The left-wing press, led by the Guardian, are gleefully claiming that George Osborne's attempts to "go in to bat for bankers" has failed. On the right wing Boris Johnson is rending his garments and bewailing disaster (well he is a classical scholar as well as Mayor of London) and dear old Nigel Farage is claiming that it shows that the EU is moving outside its remit to impose taxes on individual nations which is properly the sole responsibility of each member state.

Of these only Nigel Farage has a point, but to be fair that is pretty much the line that George Osborne and the UK took to the European Court of Justice (ECJ) and despite the press headlines the ECJ have not rejected their argument. Far from it.

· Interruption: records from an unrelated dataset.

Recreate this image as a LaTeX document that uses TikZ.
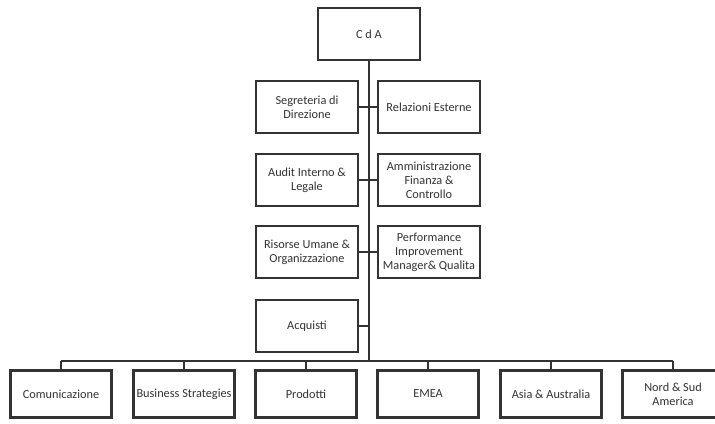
\documentclass[tikz,border=0pt]{standalone}
\usepackage{fontspec}
\setmainfont{Carlito}

\tikzset{
  unit/.style = {draw = black!80, line width = 1.4pt, fill = white, text = black!80,
                 minimum width = 2.04cm, minimum height = 1.04cm, align = center,
                 inner sep = 1pt, font = \fontsize{7}{7.9}\selectfont},
  area/.style = {unit, minimum width = 2.02cm, minimum height = 0.94cm},
  link/.style = {draw = black!80, line width = 0.7pt}
}

\begin{document}
\begin{tikzpicture}[x = 0.02cm, y = -0.02cm]
	 \useasboundingbox (0, 0) rectangle (715, 423);
	 \clip (0, 0) rectangle (715, 423);

	 \node[unit, line width = 0.7pt, minimum width = 2.04cm, minimum height = 1.04cm] (cda) at (369, 34) {C d A};
	 \coordinate (bus) at (369, 361);

	 \node[unit] (segreteria) at (307, 107) {Segreteria di\\Direzione};
	 \node[unit] (relazioni) at (429, 107) {Relazioni Esterne};
	 \node[unit] (audit) at (307, 180) {Audit Interno \&\\Legale};
	 \node[unit] (amministrazione) at (429, 180) {Amministrazione\\Finanza \&\\Controllo};
	 \node[unit] (risorse) at (307, 252) {Risorse Umane \&\\Organizzazione};
	 \node[unit] (performance) at (429, 252) {Performance\\Improvement\\Manager\& Qualita};
	 \node[unit] (acquisti) at (307, 326) {Acquisti};
	 \coordinate (acq) at (369, 326);

	 \draw[link] (cda) -- (bus);
	 \draw[link] (segreteria) -- (relazioni);
	 \draw[link] (audit) -- (amministrazione);
	 \draw[link] (risorse) -- (performance);
	 \draw[link] (acquisti) -- (acq);

	 \draw[link] (61, 361) -- (673, 361);
	 \foreach \n/\x/\t in {1/61/Comunicazione, 2/184/Business Strategies, 3/306/Prodotti,
	                       4/428/EMEA, 5/551/Asia \& Australia, 6/673/{Nord \& Sud\\America}}
	 {
	   \node[area] (b\n) at (\x, 394) {\t};
	   \draw[link] (\x, 361) -- (b\n);
	 }
\end{tikzpicture}
\end{document}
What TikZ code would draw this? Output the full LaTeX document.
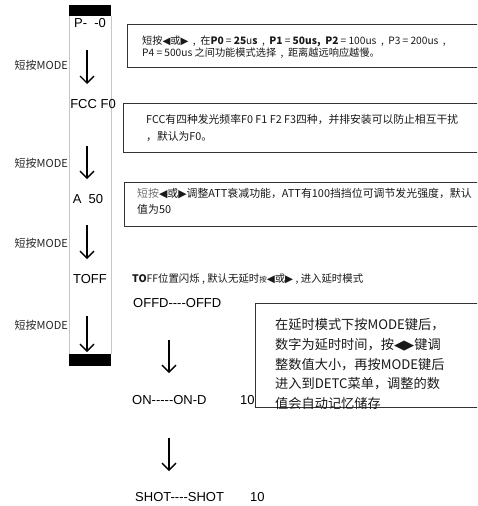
\documentclass[tikz,border=0pt]{standalone}
\usepackage{fontspec}
\setmainfont{Liberation Sans}[Ligatures=ResetAll]
\newfontfamily\cjk{Noto Sans CJK SC}
\newfontfamily\symf{DejaVu Sans}
\usetikzlibrary{arrows.meta}
\newcommand\tril{{\symf ◀}}
\newcommand\trir{{\symf ▶}}
\newcommand\fs[2]{\fontsize{#1}{#2}\selectfont}
\newcommand\hy{{-}}
\newcommand\eq{\hspace{2.2pt}=\hspace{2.2pt}}
\newcommand\cm{\hspace{4.5pt},\hspace{4.5pt}}
\begin{document}
\begin{tikzpicture}[x=1pt,y=-1pt,
  lbl/.style={font=\fs{13}{15}, inner sep=0pt},
  modelbl/.style={font=\cjk\fs{11}{13}, inner sep=0pt, anchor=east, text=black!85},
  darr/.style={line width=1.3pt, -{Straight Barb[length=7pt,width=14pt]}},
  infobox/.style={draw=black!80, line width=1pt},
  boxtext/.style={inner sep=0pt, anchor=west, align=left, text=black!90}]
\clip (0,0) rectangle (477,506);
\fill[white] (0,0) rectangle (477,506);
% column
\draw[black!22, line width=0.9pt] (69,16) -- (69,354) (111,16) -- (111,354);
\fill[black] (69,5) rectangle (111,16);
\fill[black] (69,354) rectangle (111,366);
% column labels
\node[lbl] (p0) at (90,23) {P\hy\ \ \hy 0};
\node[lbl] (fcc) at (93,104) {FCC F0};
\node[lbl] (a50) at (88,199) {A\ \ 50};
\node[lbl] (toff) at (90,279) {TOFF};
% arrows in column
\coordinate (a1s) at (87,50); \coordinate (a1e) at (87,84);
\coordinate (a2s) at (87,146); \coordinate (a2e) at (87,179);
\coordinate (a3s) at (87,225); \coordinate (a3e) at (87,259);
\coordinate (a4s) at (87,316); \coordinate (a4e) at (87,352);
\draw[darr] (a1s) -- (a1e);
\draw[darr] (a2s) -- (a2e);
\draw[darr] (a3s) -- (a3e);
\draw[darr] (a4s) -- (a4e);
\node[modelbl] (m1) at (68,65) {短按MODE};
\node[modelbl] (m2) at (68,163) {短按MODE};
\node[modelbl] (m3) at (68,243) {短按MODE};
\node[modelbl] (m4) at (68,325) {短按MODE};
% info boxes
\draw[infobox] (127,24) rectangle (495,67);
\node[boxtext, font=\cjk\fs{10.2}{12.5}] (t1) at (142,47)
  {短按\tril 或\trir\cm 在\textbf{P0}\eq\textbf{25}u\textbf{s}\cm\textbf{P1}\eq\textbf{50us,\ \ P2}\eq 100us\cm P3\eq 200us\cm\\
   P4\eq 500us 之间功能模式选择\cm 距离越远响应越慢。};
\draw[infobox] (123,103) rectangle (495,152);
\node[boxtext, font=\cjk\fs{10.8}{17}] (t2) at (146,128.5)
  {FCC有四种发光频率F0 F1 F2 F3四种，并排安装可以防止相互干扰\\
   ，默认为F0。};
\draw[infobox] (124,182) rectangle (495,226);
\node[boxtext, font=\cjk\fs{10.9}{16}] (t3) at (137,201)
  {{\color{black!55}短按}\tril 或\trir 调整ATT衰减功能，ATT有100挡挡位可调节发光强度，默认\\
   值为50};
% TOFF line
\node[boxtext, font=\cjk\fs{10.4}{12}] (tofft) at (132,279)
  {\textbf{TO}FF位置闪烁\ ,\ 默认无延时{\fs{7.5}{8}按}\tril 或\trir\ ,\ 进入延时模式};
% delay sequence
\node[lbl, anchor=west] (offd) at (133,303) {OFFD\hy\hy\hy\hy OFFD};
\node[lbl, anchor=west] (ond) at (132,400) {ON\hy\hy\hy\hy\hy ON\hy D};
\node[lbl, anchor=west] (ond10) at (240,400) {10};
\node[lbl, anchor=west] (shot) at (135,497) {SHOT\hy\hy\hy\hy SHOT};
\node[lbl, anchor=west] (shot10) at (250,497) {10};
\coordinate (b1s) at (169,340); \coordinate (b1e) at (169,373);
\coordinate (b2s) at (169,438); \coordinate (b2e) at (169,471);
\draw[darr] (b1s) -- (b1e);
\draw[darr] (b2s) -- (b2e);
% delay box
\draw[infobox] (255,303) rectangle (495,407);
\node[boxtext, font=\cjk\fs{13.2}{19.7}] (t4) at (275,364)
  {在延时模式下按MODE键后，\\
   数字为延时时间，按\tril\trir 键调\\
   整数值大小，再按MODE键后\\
   进入到DETC菜单，调整的数\\
   值会自动记忆储存};
\end{tikzpicture}
\end{document}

The ECJ's ruling is that there is as yet no European law in place regarding the FTT, simply a proposal for one to be introduced, a challenge against the FTT itself or even elements of it is premature. However thie ruling that the UK's challenge is premature does not prevent the UK later challenging any European legislation on the FTT eventually adopted by the 11 Member States under the enhanced cooperation procedure.

It follows that the ECJ’s judgment is not dismissing the UK’s arguments in substance, and indeed these have not even been considered, and those will be able to be argued by the UK once the FTT Directive has been adopted.

Some people are criticising the UK for making a premature challenge but in fact the UK government is hoping that their stated concerns and the acknowledgement that they will be able to challenge the final version of legislation adopted by the European Parliament will influence the policymakers who are drafting the legislation to take on board their concerns. Quite a clever strategy in fact.